* Job: Reproduce the listing exactly and skip over any pictures.

* Dataset extract:

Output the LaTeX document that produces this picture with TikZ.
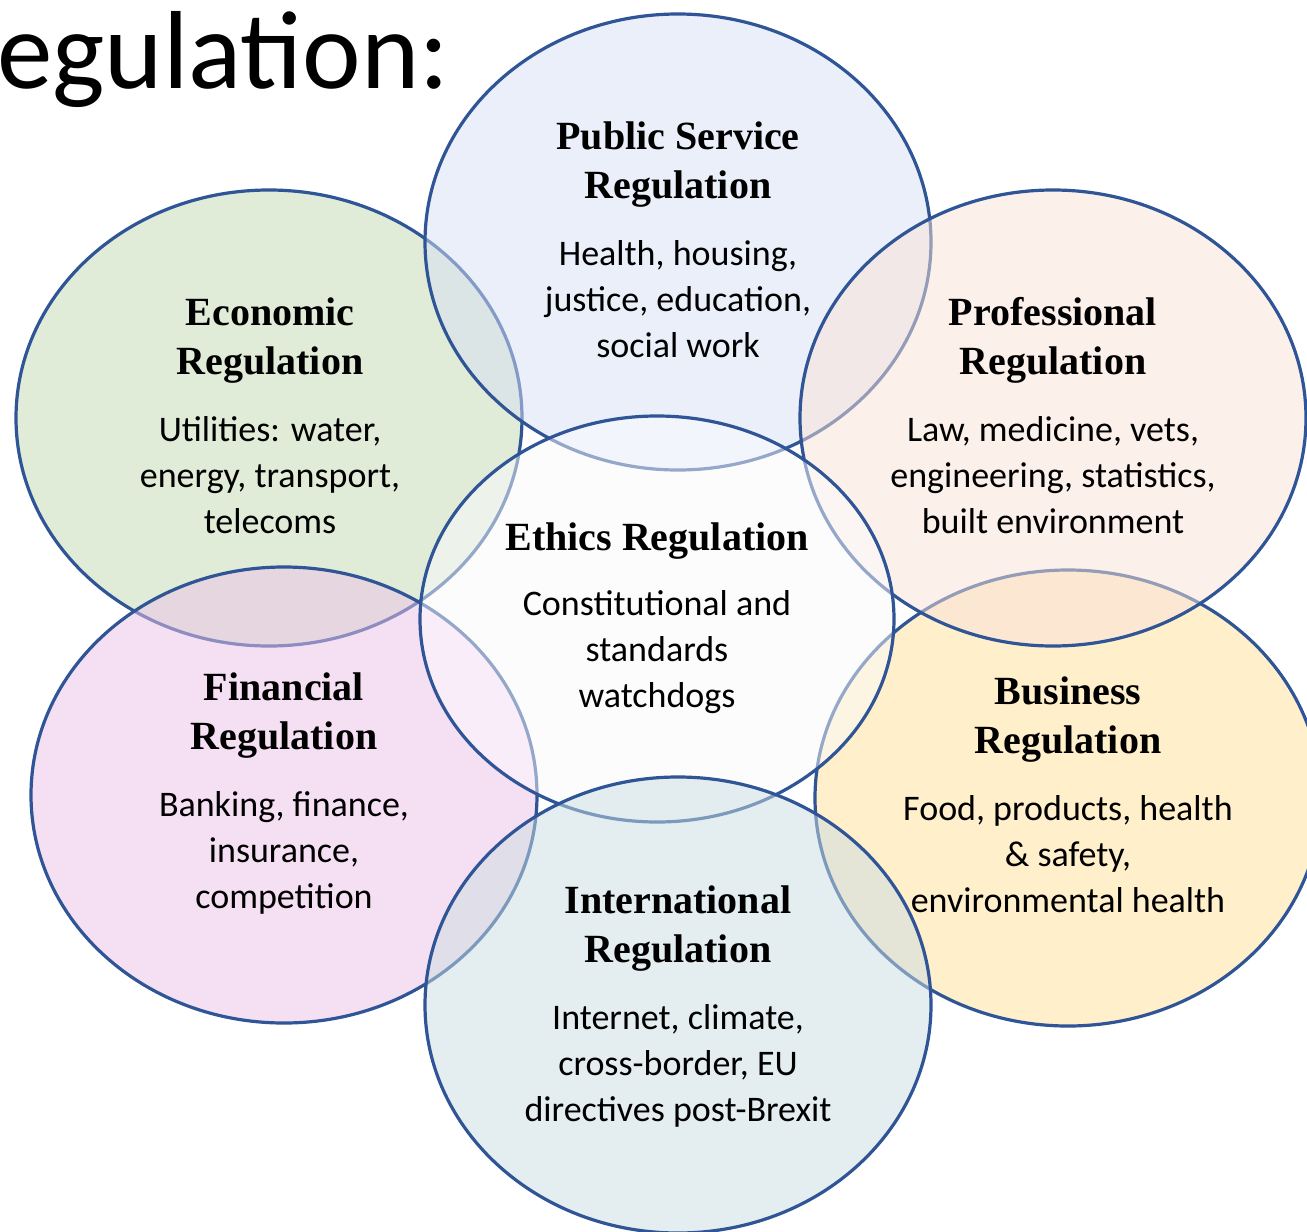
\documentclass[tikz,border=0pt]{standalone}
\usepackage{fontspec}
\setmainfont{Carlito}
\newfontfamily\headfont{Liberation Serif}
\usetikzlibrary{shapes.geometric}
\definecolor{rim}{HTML}{2F5597}
\definecolor{pubfill}{HTML}{D7E1F5}
\definecolor{ecofill}{HTML}{C3D9B3}
\definecolor{profill}{HTML}{FBE3D9}
\definecolor{ethfill}{HTML}{FBFBFD}
\definecolor{finfill}{HTML}{EDC3E9}
\definecolor{busfill}{HTML}{FFE199}
\definecolor{intfill}{HTML}{CBDDE1}
\begin{document}
\begin{tikzpicture}[x=0.5pt,y=-0.5pt,
    circ/.style={ellipse,draw=rim,line width=1.6pt,fill opacity=0.5,inner sep=0pt,
      minimum width=253pt,minimum height=228pt},
    head/.style={align=center,inner sep=0pt,font=\headfont\bfseries\fontsize{20}{24.5}\selectfont},
    body/.style={align=center,inner sep=0pt,font=\fontsize{18}{23}\selectfont}]
  \useasboundingbox[fill=white] (0,0) rectangle (1307,1232);
  % the seven fields, back to front
  \node[circ,fill=ecofill] (eco) at (269,418) {};
  \node[circ,fill=pubfill] (pub) at (678,242) {};
  \node[circ,fill=busfill] (bus) at (1068,798) {};
  \node[circ,fill=profill] (pro) at (1053,418) {};
  \node[circ,fill=finfill] (fin) at (284,795) {};
  \node[circ,fill=ethfill,minimum width=237pt,minimum height=203pt] (eth) at (657,619) {};
  \node[circ,fill=intfill] (int) at (678,1005) {};
  % title
  \node[anchor=base west,inner sep=0pt,font=\fontsize{55.5}{60}\selectfont] (title) at (-3,88) {egulation:};
  % labels
  \node[head] (pubH) at (678,164) {\strut Public Service\\Regulation\strut};
  \node[body] (pubB) at (678,302) {\strut Health, housing,\\justice, education,\\social work\strut};
  \node[head] (ecoH) at (270,340) {\strut Economic\\Regulation\strut};
  \node[body] (ecoB) at (270,478) {\strut Utilities: water,\\energy, transport,\\telecoms\strut};
  \node[head] (proH) at (1053,340) {\strut Professional\\Regulation\strut};
  \node[body] (proB) at (1053,478) {\strut Law, medicine, vets,\\engineering, statistics,\\built environment\strut};
  \node[head] (ethH) at (657,541) {\strut Ethics Regulation\strut};
  \node[body] (ethB) at (657,652) {\strut Constitutional and\\standards\\watchdogs\strut};
  \node[head] (finH) at (284,715) {\strut Financial\\Regulation\strut};
  \node[body] (finB) at (284,853) {\strut Banking, finance,\\insurance,\\competition\strut};
  \node[head] (busH) at (1068,719) {\strut Business\\Regulation\strut};
  \node[body] (busB) at (1068,857) {\strut Food, products, health\\\& safety,\\environmental health\strut};
  \node[head] (intH) at (678,928) {\strut International\\Regulation\strut};
  \node[body] (intB) at (678,1066) {\strut Internet, climate,\\cross-border, EU\\directives post-Brexit\strut};
\end{tikzpicture}
\end{document}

* The result:
Output the LaTeX document that produces this picture with TikZ.
\documentclass[tikz,border=0pt]{standalone}
\usepackage{fontspec}
\setmainfont{Carlito}
\newfontfamily\headfont{Liberation Serif}
\usetikzlibrary{shapes.geometric}
\definecolor{rim}{HTML}{2F5597}
\definecolor{pubfill}{HTML}{D7E1F5}
\definecolor{ecofill}{HTML}{C3D9B3}
\definecolor{profill}{HTML}{FBE3D9}
\definecolor{ethfill}{HTML}{FBFBFD}
\definecolor{finfill}{HTML}{EDC3E9}
\definecolor{busfill}{HTML}{FFE199}
\definecolor{intfill}{HTML}{CBDDE1}
\begin{document}
\begin{tikzpicture}[x=0.5pt,y=-0.5pt,
    circ/.style={ellipse,draw=rim,line width=1.6pt,fill opacity=0.5,inner sep=0pt,
      minimum width=253pt,minimum height=228pt},
    head/.style={align=center,inner sep=0pt,font=\headfont\bfseries\fontsize{20}{24.5}\selectfont},
    body/.style={align=center,inner sep=0pt,font=\fontsize{18}{23}\selectfont}]
  \useasboundingbox[fill=white] (0,0) rectangle (1307,1232);
  % the seven fields, back to front
  \node[circ,fill=ecofill] (eco) at (269,418) {};
  \node[circ,fill=pubfill] (pub) at (678,242) {};
  \node[circ,fill=busfill] (bus) at (1068,798) {};
  \node[circ,fill=profill] (pro) at (1053,418) {};
  \node[circ,fill=finfill] (fin) at (284,795) {};
  \node[circ,fill=ethfill,minimum width=237pt,minimum height=203pt] (eth) at (657,619) {};
  \node[circ,fill=intfill] (int) at (678,1005) {};
  % title
  \node[anchor=base west,inner sep=0pt,font=\fontsize{55.5}{60}\selectfont] (title) at (-3,88) {egulation:};
  % labels
  \node[head] (pubH) at (678,164) {\strut Public Service\\Regulation\strut};
  \node[body] (pubB) at (678,302) {\strut Health, housing,\\justice, education,\\social work\strut};
  \node[head] (ecoH) at (270,340) {\strut Economic\\Regulation\strut};
  \node[body] (ecoB) at (270,478) {\strut Utilities: water,\\energy, transport,\\telecoms\strut};
  \node[head] (proH) at (1053,340) {\strut Professional\\Regulation\strut};
  \node[body] (proB) at (1053,478) {\strut Law, medicine, vets,\\engineering, statistics,\\built environment\strut};
  \node[head] (ethH) at (657,541) {\strut Ethics Regulation\strut};
  \node[body] (ethB) at (657,652) {\strut Constitutional and\\standards\\watchdogs\strut};
  \node[head] (finH) at (284,715) {\strut Financial\\Regulation\strut};
  \node[body] (finB) at (284,853) {\strut Banking, finance,\\insurance,\\competition\strut};
  \node[head] (busH) at (1068,719) {\strut Business\\Regulation\strut};
  \node[body] (busB) at (1068,857) {\strut Food, products, health\\\& safety,\\environmental health\strut};
  \node[head] (intH) at (678,928) {\strut International\\Regulation\strut};
  \node[body] (intB) at (678,1066) {\strut Internet, climate,\\cross-border, EU\\directives post-Brexit\strut};
\end{tikzpicture}
\end{document}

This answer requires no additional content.